Image: 144 Bleecker Street, February 12, 2008. WOTBA. Originally two Federalist era townhouses at 144 and 146, the facade of the building was resigned for Mori's Italian restaurant by Raymond Hood in 1920. The restaurant went out of business in 1938. The building hosted a variety of tenants until 1962. In that year the Bleecker Street Cinema, an indie art house, beloved in its era, opened in the building. After the cinema closed, a series of music venues occupied the building including the Elbow Room and Nocturne, as well as Kim's Underground Video. Most all of these businesses departed the location due to rising rents. It's an eternal New York story.

For a curious story about some lost murals from 144 Bleecker's wartime years and the history of the building, see this November 4, 1990 article from The New York Times archives.

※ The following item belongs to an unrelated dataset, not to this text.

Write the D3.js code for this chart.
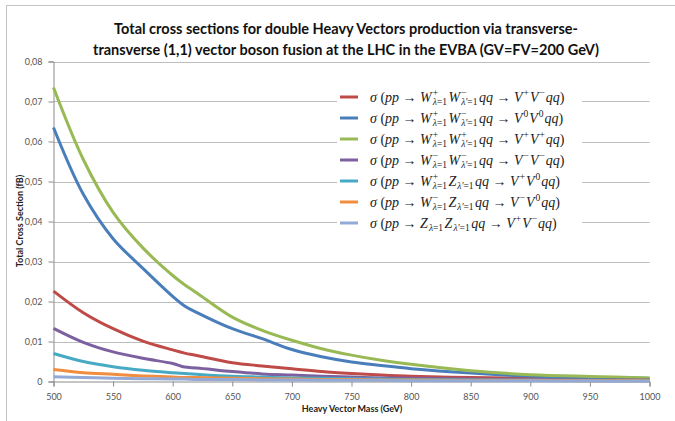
<!DOCTYPE html>
<html>
<head>
<meta charset="utf-8">
<script src="https://cdn.jsdelivr.net/npm/d3@7"></script>
<style>
  body { margin: 0; background: #fff; }
  svg { display: block; }
</style>
</head>
<body>
<div class="container"></div>
<script>
// ===== DATA =====
var masses = [500, 525, 550, 575, 600, 610, 620, 650, 675, 700, 725, 750, 775, 800, 850, 900, 950, 1000];

var wpwm_pm = [0.0226, 0.0172, 0.0132, 0.0101, 0.0079, 0.0071, 0.0065, 0.0047, 0.0039, 0.0032, 0.0025, 0.0020, 0.0016, 0.0013, 0.0010, 0.0008, 0.0007, 0.0006];
var wpwm_00 = [0.0635, 0.0468, 0.0357, 0.0283, 0.0213, 0.0189, 0.0173, 0.0132, 0.0107, 0.0080, 0.0062, 0.0049, 0.0040, 0.0032, 0.0021, 0.00135, 0.0010, 0.0008];
var wpwp_pp = [0.0735, 0.0555, 0.0423, 0.0334, 0.0265, 0.0242, 0.0222, 0.0161, 0.0128, 0.0103, 0.0082, 0.0066, 0.0053, 0.0043, 0.0027, 0.0017, 0.00125, 0.0009];
var wmwm_mm = [0.0133, 0.0098, 0.0074, 0.0058, 0.0045, 0.0036, 0.0034, 0.0025, 0.0019, 0.0016, 0.0013, 0.0011, 0.0009, 0.0008, 0.0006, 0.0005, 0.0004, 0.0004];
var wpz_p0 = [0.0070, 0.0050, 0.0037, 0.0028, 0.0022, 0.0020, 0.0018, 0.0013, 0.0011, 0.0009, 0.0008, 0.0007, 0.0006, 0.0005, 0.0004, 0.0003, 0.0003, 0.0002];
var wmz_m0 = [0.0030, 0.0022, 0.0018, 0.0014, 0.0011, 0.0010, 0.0010, 0.0008, 0.0007, 0.0006, 0.0005, 0.0005, 0.0004, 0.0004, 0.0003, 0.0003, 0.0002, 0.0002];
var zz_pm = [0.0012, 0.0010, 0.0008, 0.0007, 0.0006, 0.0006, 0.0005, 0.0005, 0.0004, 0.0004, 0.0003, 0.0003, 0.0003, 0.0002, 0.0002, 0.0002, 0.0001, 0.0001];

var seriesLabels = [
  "σ (pp → W^{+}_{λ=1}W^{−}_{λ′=1}qq → V^{+}V^{−}qq)",
  "σ (pp → W^{+}_{λ=1}W^{−}_{λ′=1}qq → V^{0}V^{0}qq)",
  "σ (pp → W^{+}_{λ=1}W^{+}_{λ′=1}qq → V^{+}V^{+}qq)",
  "σ (pp → W^{−}_{λ=1}W^{−}_{λ′=1}qq → V^{−}V^{−}qq)",
  "σ (pp → W^{+}_{λ=1}Z_{λ′=1}qq → V^{+}V^{0}qq)",
  "σ (pp → W^{−}_{λ=1}Z_{λ′=1}qq → V^{−}V^{0}qq)",
  "σ (pp → Z_{λ=1}Z_{λ′=1}qq → V^{+}V^{−}qq)"
];
var seriesValues = [wpwm_pm, wpwm_00, wpwp_pp, wmwm_mm, wpz_p0, wmz_m0, zz_pm];
var seriesColors = ['#BE4B48', '#4A7EBB', '#98B954', '#7D60A0', '#46AAC5', '#F08D3E', '#93AAD6'];

var xTicks = [500, 550, 600, 650, 700, 750, 800, 850, 900, 950, 1000];
var yTicks = [0, 0.01, 0.02, 0.03, 0.04, 0.05, 0.06, 0.07, 0.08];

var titleLines = [
  "Total cross sections for double Heavy Vectors production via transverse-",
  "transverse (1,1) vector boson fusion at the LHC in the EVBA (GV=FV=200 GeV)"
];

// ===== SET UP CHART =====
var w = 675, h = 421;
var plot = {left: 53.5, right: 649.5, top: 61.5, bottom: 381.5};

var svg = d3.select('.container')
  .append('svg')
  .attr('width', w)
  .attr('height', h);

// outer chart frame (runs off the right and bottom edges)
svg.append('rect')
  .attr('x', 6.5).attr('y', 5.5)
  .attr('width', 700).attr('height', 450)
  .attr('fill', '#fff')
  .attr('stroke', '#c4c4c4');

var xScale = d3.scaleLinear().domain([500, 1000]).range([plot.left, plot.right]);
var yScale = d3.scaleLinear().domain([0, 0.08]).range([plot.bottom, plot.top]);

var fmt = function(d) { return d === 0 ? '0' : d3.format('.2f')(d).replace('.', ','); };

// gridlines
svg.append('g')
  .selectAll('line')
  .data(yTicks.filter(function(d) { return d > 0; }))
  .enter().append('line')
  .attr('x1', plot.left).attr('x2', plot.right)
  .attr('y1', function(d) { return Math.round(yScale(d)) + 0.5; })
  .attr('y2', function(d) { return Math.round(yScale(d)) + 0.5; })
  .attr('stroke', '#bdbdbd').attr('stroke-width', 1);

// axes
var yAxis = d3.axisLeft(yScale).tickValues(yTicks).tickFormat(fmt).tickSize(5).tickPadding(6);
var xAxis = d3.axisBottom(xScale).tickValues(xTicks).tickFormat(d3.format('d')).tickSize(5).tickPadding(7);

var gy = svg.append('g')
  .attr('transform', 'translate(' + plot.left + ',0)')
  .call(yAxis);
var gx = svg.append('g')
  .attr('transform', 'translate(0,' + plot.bottom + ')')
  .call(xAxis);

[gx, gy].forEach(function(g) {
  g.selectAll('path, line').attr('stroke', '#8c8c8c');
  g.selectAll('text')
    .style('font-family', 'Lato, "Open Sans", sans-serif')
    .style('font-size', '9px')
    .attr('fill', '#555');
});

// ===== LINES =====
var line = d3.line()
  .x(function(d) { return xScale(d[0]); })
  .y(function(d) { return yScale(d[1]); })
  .curve(d3.curveCatmullRom.alpha(0.5));

svg.append('g')
  .selectAll('path')
  .data(seriesValues)
  .enter().append('path')
  .attr('d', function(vals) { return line(masses.map(function(m, i) { return [m, vals[i]]; })); })
  .attr('fill', 'none')
  .attr('stroke', function(d, i) { return seriesColors[i]; })
  .attr('stroke-width', 3)
  .attr('stroke-linejoin', 'round');

// ===== TITLE / LABELS =====
svg.append('g')
  .selectAll('text')
  .data(titleLines)
  .enter().append('text')
  .attr('x', 346)
  .attr('y', function(d, i) { return 34 + i * 21; })
  .attr('text-anchor', 'middle')
  .style('font-family', 'Lato, sans-serif')
  .style('font-weight', 'bold')
  .style('font-size', '14.5px')
  .attr('fill', '#111')
  .text(function(d) { return d; });

svg.append('text')
  .attr('x', 352).attr('y', 412)
  .attr('text-anchor', 'middle')
  .style('font-family', 'Lato, sans-serif')
  .style('font-weight', 'bold')
  .style('font-size', '9px')
  .attr('fill', '#222')
  .text('Heavy Vector Mass (GeV)');

svg.append('text')
  .attr('transform', 'translate(23,221) rotate(-90)')
  .attr('text-anchor', 'middle')
  .style('font-family', 'Lato, sans-serif')
  .style('font-weight', 'bold')
  .style('font-size', '9px')
  .attr('fill', '#222')
  .text('Total Cross Section (fB)');

// ===== LEGEND =====
var legend = svg.append('g');
legend.append('rect')
  .attr('x', 337).attr('y', 86)
  .attr('width', 245).attr('height', 148)
  .attr('fill', '#fff');

// split "W^{+}_{λ=1}" style strings into runs
function parseLabel(s) {
  var runs = [], i = 0, buf = '';
  function flush() { if (buf) { runs.push({t: buf, pos: 'base'}); buf = ''; } }
  while (i < s.length) {
    var c = s[i];
    if ((c === '^' || c === '_') && s[i + 1] === '{') {
      flush();
      var end = s.indexOf('}', i);
      runs.push({t: s.slice(i + 2, end), pos: c === '^' ? 'sup' : 'sub'});
      i = end + 1;
    } else { buf += c; i++; }
  }
  flush();
  return runs;
}

function drawRunText(g, x, y, str, size) {
  // italic for letters, upright for digits and symbols
  var t = g.append('text')
    .attr('x', x).attr('y', y)
    .style('font-family', '"Liberation Serif", serif')
    .style('font-size', size + 'px')
    .attr('fill', '#222');
  var parts = str.match(/([A-Za-zα-ωλσ′]+|[^A-Za-zα-ωλσ′]+)/g) || [];
  parts.forEach(function(p) {
    var it = /[A-Za-zα-ωλσ]/.test(p);
    t.append('tspan')
      .style('font-style', it ? 'italic' : 'normal')
      .text(p);
  });
  return t.node().getComputedTextLength();
}

seriesLabels.forEach(function(lbl, k) {
  var cy = 97 + k * 21;
  legend.append('line')
    .attr('x1', 340).attr('x2', 358)
    .attr('y1', cy).attr('y2', cy)
    .attr('stroke', seriesColors[k])
    .attr('stroke-width', 3);

  var g = legend.append('g');
  var x = 370, base = cy + 4.5;
  var runs = parseLabel(lbl);
  for (var r = 0; r < runs.length; r++) {
    var run = runs[r];
    if (run.pos === 'base') {
      x += drawRunText(g, x, base, run.t, 14) + 0.5;
    } else if (run.pos === 'sup' && runs[r + 1] && runs[r + 1].pos === 'sub') {
      var w1 = drawRunText(g, x + 0.5, base - 6, run.t, 9.5);
      var w2 = drawRunText(g, x + 0.5, base + 3.5, runs[r + 1].t, 9.5);
      x += Math.max(w1, w2) + 2;
      r++;
    } else if (run.pos === 'sup') {
      x += drawRunText(g, x + 0.5, base - 6, run.t, 9.5) + 1.5;
    } else {
      x += drawRunText(g, x + 0.5, base + 3.5, run.t, 9.5) + 2;
    }
  }
});
</script>
</body>
</html>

* Raymond Hood, Architect: Form Through Function in the American Skyscraper by Walter H. Kilham, Jr. NY: Architectural Book Publishing Co., 1973.

Part of a series of posts relating to the New York buildings of architect Raymond Hood (1881-1934).

Lesson: If you want to design some place like Rockefeller Center, you gotta start somewhere.

The Radiator Building

After architect Raymond Hood finished the renovation of Mori's restaurant in Greenwich Village in 1920, he found success designing radiator covers for the American Radiator Company. The income allowed him to move with his bride and growing family to an apartment on Washington Square. In 1922 John Mead Howells invited Hood to join him on a design competition for the Chicago Tribune Building, and when they won the $50,000 award, Hood finally emerged out of debt.

Winning the prestigious Tribune competition allowed Hood to secure his first important New York commission - the new building to house the American Radiator Company at 40 West 40th Street. In designing a tower that would symbolize the company, Hood designed several unusual features, including the use of black brick. He didn't want anyone to work after dark in the building, thinking that the illumination would disrupt the overall impression of mass and solidity. He couldn't control the workforce, of course, and George O'Keeffe (see related post) made the building famous by painting it at night.

After the building was completed in 1924 Hood moved his offices into the building's fourteenth floor. He partnered with J. André Fouilhoux, a French engineer, and Frederick A. Godley. The firm also designed the National Radiator Building in London, also a structure of black brick.

Increasingly successful in a time that coalesced with the national building boom of the 1920s, Hood enjoyed a long four-hour lunch every Friday at Mori's with Viennese designer Joseph Urban, his best friend and architect of the Ziegfeld Theater, and architects Ely Jacques Kahn and Ralph Walker. Among them they built a significant part of the famous New York skyline.

For Hood, after the Radiator Building, he would soon leave his Gothic designs in favor of sleeker and less ornamental work. The Daily News building provided reasons to move on to something more modern.